Advanced coursework can include International Baccalaureate, dual high school-college enrollment, or Advanced Placement (AP) courses, with AP being the most popular and widely available mechanism. Taking such courses helps students gain college credits while still in high school, earn admission to top colleges, and flourish in the work world.
Yet a recently released report from the Center for American Progress found that Black, Indigenous, and rural students were far more likely to attend schools offering fewer AP courses than schools attended by their White, Asian, and suburban counterparts.
And even when students have similar access to AP courses, lower percentages of Black, Indigenous, and rural students enroll in the courses and pass them.

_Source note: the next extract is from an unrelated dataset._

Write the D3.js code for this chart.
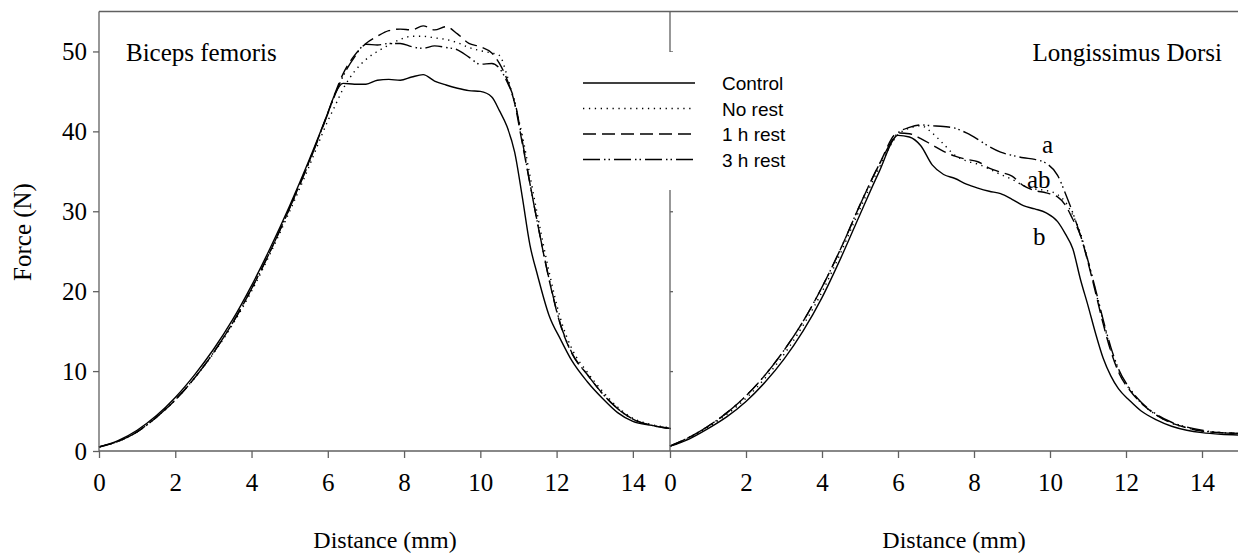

In high schools offering 18 or more AP courses, White students taking at least one AP exam had an average passing rate of 72 percent. For Black students in these circumstances, the average passing rate was 42 percent. Latino students are not experiencing the same gaps in access as other ethnic and racial groups, but they do have lower enrollment and pass rates.

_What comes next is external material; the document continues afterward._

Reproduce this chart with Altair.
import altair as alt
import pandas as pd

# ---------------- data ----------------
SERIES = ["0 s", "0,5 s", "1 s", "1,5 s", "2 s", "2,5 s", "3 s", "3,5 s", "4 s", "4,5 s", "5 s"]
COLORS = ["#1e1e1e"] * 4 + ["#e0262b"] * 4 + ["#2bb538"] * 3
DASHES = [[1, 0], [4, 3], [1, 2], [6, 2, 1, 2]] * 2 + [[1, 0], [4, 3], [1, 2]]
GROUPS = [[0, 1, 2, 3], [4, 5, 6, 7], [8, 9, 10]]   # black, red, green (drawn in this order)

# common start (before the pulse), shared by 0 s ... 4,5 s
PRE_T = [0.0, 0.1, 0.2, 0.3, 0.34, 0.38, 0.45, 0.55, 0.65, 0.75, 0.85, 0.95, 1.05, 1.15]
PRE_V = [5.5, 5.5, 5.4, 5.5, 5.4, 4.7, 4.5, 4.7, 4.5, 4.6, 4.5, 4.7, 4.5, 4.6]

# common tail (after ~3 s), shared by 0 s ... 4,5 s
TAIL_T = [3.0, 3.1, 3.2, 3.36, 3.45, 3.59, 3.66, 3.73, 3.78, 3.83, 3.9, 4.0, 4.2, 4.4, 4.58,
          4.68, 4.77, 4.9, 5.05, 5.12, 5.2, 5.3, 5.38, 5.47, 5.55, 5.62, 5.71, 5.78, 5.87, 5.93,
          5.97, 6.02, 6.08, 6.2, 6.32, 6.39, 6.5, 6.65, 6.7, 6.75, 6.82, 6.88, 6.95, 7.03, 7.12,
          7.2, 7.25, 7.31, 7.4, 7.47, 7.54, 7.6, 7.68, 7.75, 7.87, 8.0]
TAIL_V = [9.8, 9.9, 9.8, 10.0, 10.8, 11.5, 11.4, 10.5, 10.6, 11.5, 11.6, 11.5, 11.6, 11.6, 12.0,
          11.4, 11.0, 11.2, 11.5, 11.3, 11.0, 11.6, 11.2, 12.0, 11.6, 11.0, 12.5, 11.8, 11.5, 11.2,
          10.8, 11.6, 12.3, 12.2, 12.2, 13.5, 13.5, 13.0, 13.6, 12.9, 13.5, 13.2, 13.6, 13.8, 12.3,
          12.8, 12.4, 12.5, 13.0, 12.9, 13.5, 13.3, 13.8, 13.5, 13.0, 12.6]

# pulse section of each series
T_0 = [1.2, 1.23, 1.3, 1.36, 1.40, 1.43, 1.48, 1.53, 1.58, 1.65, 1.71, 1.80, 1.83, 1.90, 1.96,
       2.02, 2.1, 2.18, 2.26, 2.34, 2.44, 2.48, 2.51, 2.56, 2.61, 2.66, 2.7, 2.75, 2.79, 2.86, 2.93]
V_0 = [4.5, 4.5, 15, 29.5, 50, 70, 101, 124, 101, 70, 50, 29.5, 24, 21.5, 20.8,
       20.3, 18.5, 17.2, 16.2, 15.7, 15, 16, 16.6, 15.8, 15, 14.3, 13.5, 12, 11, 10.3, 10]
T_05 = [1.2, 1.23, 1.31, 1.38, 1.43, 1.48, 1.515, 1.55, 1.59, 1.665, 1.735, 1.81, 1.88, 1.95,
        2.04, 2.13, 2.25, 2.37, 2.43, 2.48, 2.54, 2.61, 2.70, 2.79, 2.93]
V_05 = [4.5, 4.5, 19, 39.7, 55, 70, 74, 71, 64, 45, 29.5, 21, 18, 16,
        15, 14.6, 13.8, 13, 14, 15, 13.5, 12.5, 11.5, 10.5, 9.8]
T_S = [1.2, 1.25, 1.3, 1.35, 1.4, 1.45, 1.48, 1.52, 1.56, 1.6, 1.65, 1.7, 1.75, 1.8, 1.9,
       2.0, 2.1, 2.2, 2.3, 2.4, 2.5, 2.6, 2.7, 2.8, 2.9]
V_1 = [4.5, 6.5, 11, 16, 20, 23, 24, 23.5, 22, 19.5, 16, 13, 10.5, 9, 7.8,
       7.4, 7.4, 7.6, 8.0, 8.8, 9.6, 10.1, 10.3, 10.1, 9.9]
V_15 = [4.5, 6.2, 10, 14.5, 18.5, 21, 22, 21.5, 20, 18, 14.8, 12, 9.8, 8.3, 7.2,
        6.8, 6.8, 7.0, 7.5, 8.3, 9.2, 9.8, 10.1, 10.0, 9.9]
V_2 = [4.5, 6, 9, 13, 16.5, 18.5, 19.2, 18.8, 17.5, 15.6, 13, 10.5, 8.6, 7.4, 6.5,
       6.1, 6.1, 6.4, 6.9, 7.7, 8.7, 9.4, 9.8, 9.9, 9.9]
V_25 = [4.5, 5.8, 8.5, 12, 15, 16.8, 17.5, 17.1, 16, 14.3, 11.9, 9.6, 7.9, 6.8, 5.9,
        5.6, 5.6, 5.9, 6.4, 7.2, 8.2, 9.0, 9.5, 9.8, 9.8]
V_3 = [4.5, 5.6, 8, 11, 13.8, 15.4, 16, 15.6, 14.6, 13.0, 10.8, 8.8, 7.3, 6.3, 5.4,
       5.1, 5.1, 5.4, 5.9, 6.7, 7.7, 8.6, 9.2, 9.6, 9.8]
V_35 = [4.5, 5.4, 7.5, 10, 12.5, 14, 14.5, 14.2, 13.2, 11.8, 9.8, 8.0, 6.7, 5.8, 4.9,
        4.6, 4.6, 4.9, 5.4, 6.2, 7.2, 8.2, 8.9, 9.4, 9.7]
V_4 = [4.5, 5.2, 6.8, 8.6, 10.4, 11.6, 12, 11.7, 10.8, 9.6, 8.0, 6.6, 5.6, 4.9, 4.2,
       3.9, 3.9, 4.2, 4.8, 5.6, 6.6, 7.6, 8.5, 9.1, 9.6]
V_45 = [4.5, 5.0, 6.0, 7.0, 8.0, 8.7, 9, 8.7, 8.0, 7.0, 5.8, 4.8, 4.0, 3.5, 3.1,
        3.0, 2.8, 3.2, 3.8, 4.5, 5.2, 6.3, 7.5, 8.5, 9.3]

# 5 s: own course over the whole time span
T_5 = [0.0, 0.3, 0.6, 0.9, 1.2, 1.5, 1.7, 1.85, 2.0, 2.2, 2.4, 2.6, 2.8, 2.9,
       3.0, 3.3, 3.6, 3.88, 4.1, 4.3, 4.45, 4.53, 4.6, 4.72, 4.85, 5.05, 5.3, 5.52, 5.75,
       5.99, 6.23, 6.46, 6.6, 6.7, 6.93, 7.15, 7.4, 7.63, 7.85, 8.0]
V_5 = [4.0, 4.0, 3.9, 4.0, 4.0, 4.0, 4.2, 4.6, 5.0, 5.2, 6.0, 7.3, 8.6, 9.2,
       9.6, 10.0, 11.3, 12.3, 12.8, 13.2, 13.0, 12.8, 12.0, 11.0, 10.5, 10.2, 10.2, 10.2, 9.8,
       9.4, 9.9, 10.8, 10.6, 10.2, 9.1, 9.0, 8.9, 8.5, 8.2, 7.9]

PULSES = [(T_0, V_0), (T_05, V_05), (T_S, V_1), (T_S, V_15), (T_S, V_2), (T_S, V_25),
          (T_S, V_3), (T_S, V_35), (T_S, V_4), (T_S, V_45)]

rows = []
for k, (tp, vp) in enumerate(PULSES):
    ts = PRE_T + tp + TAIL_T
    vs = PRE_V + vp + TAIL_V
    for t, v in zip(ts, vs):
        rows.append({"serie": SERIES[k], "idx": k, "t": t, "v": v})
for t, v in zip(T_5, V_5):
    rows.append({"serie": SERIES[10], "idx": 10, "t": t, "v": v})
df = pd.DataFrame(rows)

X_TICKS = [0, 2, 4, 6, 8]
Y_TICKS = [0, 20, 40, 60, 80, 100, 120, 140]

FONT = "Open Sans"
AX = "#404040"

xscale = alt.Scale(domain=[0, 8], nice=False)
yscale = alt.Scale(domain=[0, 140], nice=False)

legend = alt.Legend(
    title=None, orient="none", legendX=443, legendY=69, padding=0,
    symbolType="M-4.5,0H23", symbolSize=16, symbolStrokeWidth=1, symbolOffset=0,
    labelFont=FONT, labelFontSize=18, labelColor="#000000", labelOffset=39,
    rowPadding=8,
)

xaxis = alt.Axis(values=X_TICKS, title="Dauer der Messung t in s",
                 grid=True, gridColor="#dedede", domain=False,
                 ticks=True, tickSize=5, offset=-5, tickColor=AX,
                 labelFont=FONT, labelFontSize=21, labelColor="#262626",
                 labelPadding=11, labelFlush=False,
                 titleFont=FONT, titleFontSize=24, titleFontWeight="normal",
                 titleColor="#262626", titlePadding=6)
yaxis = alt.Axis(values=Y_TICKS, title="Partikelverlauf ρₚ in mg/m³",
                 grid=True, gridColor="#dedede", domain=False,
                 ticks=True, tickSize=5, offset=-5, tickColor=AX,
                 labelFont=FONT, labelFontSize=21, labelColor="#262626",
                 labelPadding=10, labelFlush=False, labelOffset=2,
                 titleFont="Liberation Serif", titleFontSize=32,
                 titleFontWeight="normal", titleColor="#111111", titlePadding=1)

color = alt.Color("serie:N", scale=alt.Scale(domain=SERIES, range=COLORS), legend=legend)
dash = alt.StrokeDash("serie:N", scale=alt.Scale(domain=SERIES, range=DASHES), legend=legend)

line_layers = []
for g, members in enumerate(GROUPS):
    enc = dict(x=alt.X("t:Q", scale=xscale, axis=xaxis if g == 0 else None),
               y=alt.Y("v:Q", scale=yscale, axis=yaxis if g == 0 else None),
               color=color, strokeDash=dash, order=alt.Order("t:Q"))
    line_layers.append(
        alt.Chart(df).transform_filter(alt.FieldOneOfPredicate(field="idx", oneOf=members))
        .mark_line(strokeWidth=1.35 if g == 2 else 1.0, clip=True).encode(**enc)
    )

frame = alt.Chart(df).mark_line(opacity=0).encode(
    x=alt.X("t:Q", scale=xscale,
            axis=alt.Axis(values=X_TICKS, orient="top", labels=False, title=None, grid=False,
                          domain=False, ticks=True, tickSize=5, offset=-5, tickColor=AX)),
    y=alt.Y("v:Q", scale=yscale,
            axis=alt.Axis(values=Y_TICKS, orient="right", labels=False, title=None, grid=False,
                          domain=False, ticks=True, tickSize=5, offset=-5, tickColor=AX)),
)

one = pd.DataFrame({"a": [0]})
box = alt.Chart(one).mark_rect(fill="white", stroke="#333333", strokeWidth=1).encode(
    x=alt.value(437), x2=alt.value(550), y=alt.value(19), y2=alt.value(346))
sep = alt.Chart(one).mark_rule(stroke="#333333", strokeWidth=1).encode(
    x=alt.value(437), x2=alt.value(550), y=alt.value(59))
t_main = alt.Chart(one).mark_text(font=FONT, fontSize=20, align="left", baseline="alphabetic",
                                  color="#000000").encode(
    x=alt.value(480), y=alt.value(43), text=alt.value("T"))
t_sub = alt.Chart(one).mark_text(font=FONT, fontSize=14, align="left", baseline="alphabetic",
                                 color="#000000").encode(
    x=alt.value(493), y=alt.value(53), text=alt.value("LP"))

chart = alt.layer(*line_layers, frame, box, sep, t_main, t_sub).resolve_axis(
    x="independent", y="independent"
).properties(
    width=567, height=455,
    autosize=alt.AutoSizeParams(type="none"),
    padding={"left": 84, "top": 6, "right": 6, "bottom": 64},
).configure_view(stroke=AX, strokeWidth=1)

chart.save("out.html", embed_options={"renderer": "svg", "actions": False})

This speaks to what many educators and advocates already understand: Equitable access and success in advanced coursework requires more than availability and there are policy investments that schools and districts can leverage to help students succeed in advanced courses.
The first is creating a national database on student participation and performance in advanced coursework (including dual-enrollment courses offered at local universities), disaggregated by race. Currently, no comprehensive national dataset exists for multiple dual enrollment options, and individual state report cards vary greatly in what is publicly reported.

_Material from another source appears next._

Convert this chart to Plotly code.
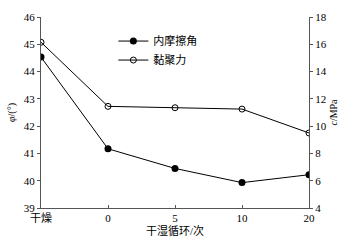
import plotly.graph_objects as go

categories = ["干燥", "0", "5", "10", "20"]
friction = [44.53, 41.17, 40.45, 39.93, 40.22]
cohesion = [16.15, 11.45, 11.35, 11.25, 9.5]

FONT = "Liberation Serif, Times New Roman, Noto Sans CJK SC, serif"

fig = go.Figure()
fig.add_trace(go.Scatter(
    x=categories, y=friction, name="内摩擦角", mode="lines+markers",
    line=dict(color="black", width=1),
    marker=dict(symbol="circle", size=7, color="black"),
))
fig.add_trace(go.Scatter(
    x=categories, y=cohesion, name="黏聚力", mode="lines+markers", yaxis="y2",
    line=dict(color="black", width=1),
    marker=dict(symbol="circle-open", size=6, color="black", line=dict(width=1)),
))

fig.update_layout(
    width=349, height=245,
    margin=dict(l=39, r=40, t=11, b=33),
    paper_bgcolor="white", plot_bgcolor="white",
    font=dict(family=FONT, size=11, color="black"),
    showlegend=True,
    legend=dict(x=0.27, y=0.95, xanchor="left", yanchor="top",
                bgcolor="rgba(0,0,0,0)", font=dict(size=11),
                itemwidth=30, tracegroupgap=0),
    xaxis=dict(
        type="category", range=[0, 4],
        showline=True, linecolor="#555", linewidth=1,
        ticks="inside", ticklen=3, tickcolor="#555",
        showgrid=False, zeroline=False,
        title=dict(text="干湿循环/次", font=dict(size=11), standoff=2),
        tickfont=dict(size=11),
    ),
    yaxis=dict(
        range=[39, 46], dtick=1,
        showline=True, linecolor="#555", linewidth=1,
        ticks="outside", ticklen=3, tickcolor="#555",
        showgrid=False, zeroline=False,
        title=dict(text="<i>φ</i>/(°)", font=dict(size=10), standoff=6),
        tickfont=dict(size=11),
    ),
    yaxis2=dict(
        range=[4, 18], dtick=2, overlaying="y", side="right",
        showline=True, linecolor="#555", linewidth=1,
        ticks="outside", ticklen=3, tickcolor="#555",
        showgrid=False, zeroline=False,
        title=dict(text="<i>c</i>/MPa", font=dict(size=10), standoff=4),
        tickfont=dict(size=11),
    ),
)

fig.write_html("out.html")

Much of the research on advanced coursework, by default, is limited to AP participation and performance because that is the only data that is easily aggregated, transparent, and comparable among all 50 states and Washington, D.C. Future iterations of the U.S. Department of Education’s Civil Rights Data Collection should also report on IB and dual-enrollment participation and performance.
Another crucial investment is to remove entry barriers to AP and other advanced courses. Bias and subjective gatekeeping measures have a way of creeping into the enrollment process for advanced courses through overreliance on teacher referrals or counselor recommendations. This often results in students being overlooked for enrollment in gifted-and-talented programs at the elementary school level or AP classes at the high school level.
Districts have succeeded in combating this through the use of universal screening for gifted-and-talented programs and automatic-enrollment or academic-acceleration policies for AP courses. Automatic-enrollment policies, recently enacted in several states, require that students who meet benchmark proficiency levels on statewide examinations be automatically enrolled in the next highest available class, including advanced courses, though they can opt out.
In addition to making sure students are properly identified for enrollment in advanced courses, it is important to ensure students are prepared to handle the content and demands of the coursework. That takes regular communication and lesson planning among elementary, middle, and high school educators to map out common instructional vocabulary and concepts, known as vertical collaboration.
Moreover, supporting students and teachers during their experiences in advanced courses is critical. One strategy that many states and districts embrace is to reduce or eliminate fees associated with taking an AP or IB exam. Additionally, some schools are experiencing success through creating mentor programs, where junior and senior AP students advise and tutor younger high school students to make sure they are setting themselves up for success.
Finally, both teachers and students benefit immensely from the creation of regional and statewide peer-learning communities. This can take different forms, but usually involve time outside the regular school day when students and teachers can refine their skills, learn from experts, and get real-time feedback on teaching and learning.
None of these strategies alone can surmount the stubborn and persistent inequities in participation and success in AP courses. But when done in concert and with dedicated leadership, they can help broaden access to and success in advanced coursework.